Cependant, le vetting, pratiqué par toutes les grandes compagnies pétrolières depuis de nombreuses années, ne résulte d’aucune convention internationale, loi ou règlement. Il apparaît, dès lors, pour le moins contestable qu’un contrôle effectué de manière purement volontaire puisse être source de responsabilité pénale et ce d’autant plus lorsque le lien de causalité entre la faute qui aurait été commise et l’accident paraît incertain. À ce titre, on rappellera que le vetting s’ajoute aux divers contrôles, obligatoires, opérés sur les navires tant par les autorités du pavillon que les sociétés de classification voire aussi les États dans le cadre du Port State Control. Considérer, dès lors, que Total SA ne pouvait se prévaloir du fait que le navire disposait de l’ensemble de ses certificats au motif qu’il existait d’autres éléments « rédhibitoires » peut paraître critiquable.

Par ailleurs, dès lors que le tribunal a considéré que la corrosion généralisée de la structure du navire était « l’une des causes » du naufrage alors que le collège d’experts désigné par le tribunal de commerce de Dunkerque avait estimé que cette corrosion ne pouvait être décelée ni par les États du Port, ni par les différentes compagnies pétrolières, n’aurait-il pas dû, de ce seul fait, prononcer la relaxe de Total SA?

Si l’on retient que la faute d’imprudence reprochée à Total SA consiste à avoir accepté, plus d’un an avant le naufrage, un navire âgé, ayant connu une discontinuité de gestion, habituellement affrété sur le marché spot et devant servir au transport de fuel lourd, le tribunal n’aurait-il pas dû également retenir la responsabilité de l’affréteur, Total Transport Corporation? Le raisonnement du tribunal consistant à acquitter la filiale de Total SA au motif qu’il « existe un doute sur le lien causal » entre, d’une part, sa décision d’affréter le navire alors que l’acception du navire était arrivée à expiration et, d’autre part, le naufrage ne nous paraît guère convaincante.

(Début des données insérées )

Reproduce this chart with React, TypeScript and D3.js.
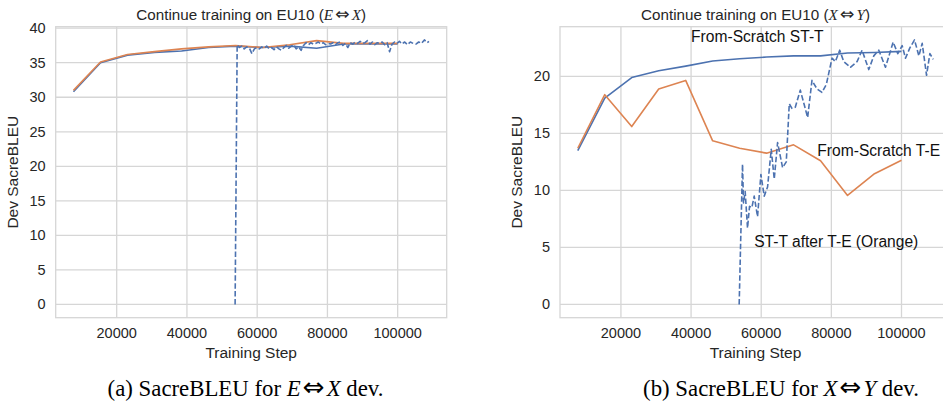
import React from 'react';
import * as d3 from 'd3';

// evaluation checkpoints of the from-scratch runs
const evalSteps = [7692, 15385, 23077, 30769, 38462, 46154, 53846, 61538, 69231, 76923, 84615, 92308, 100000];

// (a) E<->X
const exBlue = [30.8, 35.0, 36.1, 36.5, 36.7, 37.2, 37.4, 37.2, 37.4, 37.1, 37.7, 37.7, 37.7];
const exOrange = [31.0, 35.1, 36.2, 36.6, 37.0, 37.3, 37.5, 37.2, 37.6, 38.2, 37.8, 37.8, 37.8];
const exContSteps = [53714, 54300, 54900, 55600, 56300, 57000, 57800, 58500, 59200, 59900, 60600, 61300, 62000, 62700, 63400,
  64100, 64800, 65500, 66200, 66900, 67600, 68300, 69000, 69700, 70400, 71100, 71800, 72500, 73200, 73900, 74600, 75300,
  76000, 76700, 77400, 78100, 78800, 79500, 80200, 80900, 81600, 82300, 83000, 83700, 84400, 85100, 85800, 86500, 87200,
  87900, 88600, 89300, 90000, 90700, 91400, 92100, 92800, 93500, 94200, 94900, 95600, 96300, 97000, 97700, 98400, 99100,
  99800, 100500, 101200, 102000, 102800, 103600, 104400, 105200, 106000, 106800, 107600, 108400, 108900];
const exContBleu = [0, 37.6, 37.2, 37.4, 37.0, 37.3, 37.1, 36.3, 37.0, 37.2, 37.0, 37.3, 37.1, 37.4, 37.0,
  37.2, 36.9, 37.3, 37.0, 36.8, 37.2, 37.5, 37.1, 37.4, 37.6, 37.0, 37.3, 36.8, 37.5, 37.9, 37.6, 37.9,
  37.7, 37.8, 38.0, 37.7, 37.9, 37.6, 37.8, 37.7, 37.9, 37.6, 37.9, 38.0, 37.5, 37.8, 37.2, 37.9, 37.7,
  38.0, 37.8, 38.1, 37.8, 37.9, 38.2, 37.7, 38.0, 37.6, 37.9, 37.8, 38.0, 37.6, 37.9, 36.6, 37.7, 38.0,
  37.8, 38.1, 37.7, 38.0, 37.6, 38.0, 37.8, 37.7, 38.0, 37.8, 38.3, 37.9, 38.1];

// (b) X<->Y
const xyST = [13.5, 18.1, 19.9, 20.5, 20.9, 21.35, 21.55, 21.7, 21.8, 21.8, 22.05, 22.1, 22.2];
const xyTE = [13.7, 18.4, 15.6, 18.9, 19.65, 14.35, 13.7, 13.27, 14.0, 12.6, 9.56, 11.47, 12.65];
const xyContSteps = [53714, 54667, 54952, 55429, 56095, 56667, 57333, 58000, 58952, 59905, 60857, 61810, 62857, 63714,
  64667, 66095, 67143, 68000, 68762, 69714, 71143, 73238, 74476, 75905, 77333, 78571, 80190, 81143, 82381, 83524,
  85429, 87333, 88762, 90667, 92095, 93524, 95429, 97619, 98952, 100190, 101143, 102381, 103714, 104952, 105905,
  107143, 108095, 109048];
const xyContBleu = [0, 12.3, 8.9, 9.9, 6.7, 8.6, 8.5, 9.5, 7.7, 11.4, 9.5, 10.3, 13.6, 11.0,
  14.2, 12.0, 12.5, 17.6, 17.2, 17.3, 18.8, 16.4, 19.65, 18.9, 18.6, 19.3, 21.6, 21.3, 22.3, 21.3,
  20.8, 21.3, 22.3, 20.6, 21.8, 22.3, 20.8, 23.0, 22.0, 22.7, 21.6, 22.5, 23.2, 21.8, 22.9,
  20.1, 22.0, 21.5];

const xTicks = [20000, 40000, 60000, 80000, 100000];
const yTicksEX = [0, 5, 10, 15, 20, 25, 30, 35, 40];
const yTicksXY = [0, 5, 10, 15, 20];

const BLUE = '#4c72b0';
const ORANGE = '#dd8452';
const GRID = '#d6d6d6';
const INK = '#262626';
const SANS = '"Liberation Sans", Arial, sans-serif';
const SERIF = '"Liberation Serif", "Times New Roman", serif';

type Pt = [number, number];
const zip = (xs: number[], ys: number[]): Pt[] => xs.map((x, i) => [x, ys[i]]);

// matplotlib style auto limits with 5% margin
const padded = (vals: number[]) => {
  const [lo, hi] = d3.extent(vals) as [number, number];
  const m = (hi - lo) * 0.05;
  return [lo - m, hi + m];
};

const MathPair = ({ a, b }: { a: string; b: string }) => (
  <>
    <tspan fontFamily={SERIF} fontStyle="italic">{a}</tspan>
    <tspan fontFamily='"DejaVu Sans", sans-serif' fontSize="1.15em" dx="2">{'\u21D4'}</tspan>
    <tspan fontFamily={SERIF} fontStyle="italic" dx="2">{b}</tspan>
  </>
);

const Panel = ({ left, right, yTicks, series, title, notes }: any) => {
  const top = 26.7, bottom = 317.7;
  const allX = series.flatMap((s: any) => s.pts.map((p: Pt) => p[0]));
  const allY = series.flatMap((s: any) => s.pts.map((p: Pt) => p[1]));
  const x = d3.scaleLinear().domain(padded(allX)).range([left, right]);
  const y = d3.scaleLinear().domain(padded(allY)).range([bottom, top]);
  const line = d3.line<Pt>().x(d => x(d[0])).y(d => y(d[1]));

  return (
    <g>
      {xTicks.map(t => (
        <line key={'gx' + t} x1={x(t)} x2={x(t)} y1={top} y2={bottom} stroke={GRID} strokeWidth={1.3} />
      ))}
      {yTicks.map((t: number) => (
        <line key={'gy' + t} x1={left} x2={right} y1={y(t)} y2={y(t)} stroke={GRID} strokeWidth={1.3} />
      ))}
      <rect x={left} y={top} width={right - left} height={bottom - top} fill="none" stroke={GRID} strokeWidth={1.3} />

      {series.map((s: any, i: number) => (
        <path key={i} d={line(s.pts) || ''} fill="none" stroke={s.color} strokeWidth={1.6}
          strokeDasharray={s.dashed ? '5.5,2.4' : undefined} strokeLinejoin="round" />
      ))}

      {xTicks.map(t => (
        <text key={'tx' + t} x={x(t)} y={338} textAnchor="middle" fontSize={14.5} fill={INK} fontFamily={SANS}>{t}</text>
      ))}
      {yTicks.map((t: number) => (
        <text key={'ty' + t} x={left - 10} y={y(t) + 5} textAnchor="end" fontSize={14.5} fill={INK} fontFamily={SANS}>{t}</text>
      ))}
      <text x={(left + Math.min(right, 951)) / 2} y={357.5} textAnchor="middle" fontSize={15.5} fill={INK} fontFamily={SANS}>Training Step</text>
      <text transform={`translate(${left - 38},${(top + bottom) / 2}) rotate(-90)`} textAnchor="middle" fontSize={15.5} fill={INK} fontFamily={SANS}>Dev SacreBLEU</text>
      <text x={(left + right) / 2} y={20} textAnchor="middle" fontSize={15.2} fill={INK} fontFamily={SANS}>
        Continue training on EU10 (<MathPair a={title[0]} b={title[1]} />)
      </text>
      {(notes || []).map((n: any, i: number) => (
        <text key={'n' + i} x={x(n.step)} y={y(n.bleu)} fontSize={15.6} fill="#111" fontFamily={SANS}>{n.label}</text>
      ))}
    </g>
  );
};

export default function App() {
  const exSeries = [
    { pts: zip(evalSteps, exBlue), color: BLUE },
    { pts: zip(evalSteps, exOrange), color: ORANGE },
    { pts: zip(exContSteps, exContBleu), color: BLUE, dashed: true },
  ];
  const xySeries = [
    { pts: zip(evalSteps, xyST), color: BLUE },
    { pts: zip(evalSteps, xyTE), color: ORANGE },
    { pts: zip(xyContSteps, xyContBleu), color: BLUE, dashed: true },
  ];
  const notes = [
    { step: 40000, bleu: 23, label: 'From-Scratch ST-T' },
    { step: 76000, bleu: 13, label: 'From-Scratch T-E' },
    { step: 58000, bleu: 5, label: 'ST-T after T-E (Orange)' },
  ];
  return (
    <div style={{ position: 'absolute', left: 0, top: 0 }}>
      <svg width={943} height={402} style={{ display: 'block', background: '#fff' }}>
        <Panel left={55.7} right={446.7} yTicks={yTicksEX} series={exSeries} title={['E', 'X']} />
        <Panel left={560} right={951} yTicks={yTicksXY} series={xySeries} title={['X', 'Y']} notes={notes} />
        <text x={245.5} y={396} textAnchor="middle" fontSize={22.8} fill="#000" fontFamily={SERIF}>
          (a) SacreBLEU for <MathPair a="E" b="X" /> dev.
        </text>
        <text x={781} y={396} textAnchor="middle" fontSize={22.8} fill="#000" fontFamily={SERIF}>
          (b) SacreBLEU for <MathPair a="X" b="Y" /> dev.
        </text>
      </svg>
    </div>
  );
}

Certains penseront que l’acquittement de Total Transport Corporation a permis au TGI d’éviter de trancher la question de la responsabilité civile de l’affréteur au plan international afin de se focaliser sur celle de la « poche profonde » de Total SA. Cette dernière, ayant été considérée comme n’agissant pas en tant que « préposé ou mandataire » de l’affréteur se trouvait hors du champ de la Convention internationale sur la responsabilité civile pour les dommages dus à la pollution par les hydrocarbures (CLC 1969) telle qu’amendée par le Protocole de 1992 et pouvait, dès lors, être tenue pour responsable au plan civil.

À l’avenir, on peut penser que le vetting des navires par les compagnies pétrolières sera confié à une société juridiquement distincte de toutes les autres sociétés du groupe et ce dans l’objectif de circonscrire les risques. Par ailleurs, on peut également penser que les groupes mettront désormais en place des procédures en interne afin que la société de vetting puisse uniquement être considérée comme « préposé ou mandataire » de l’affréteur.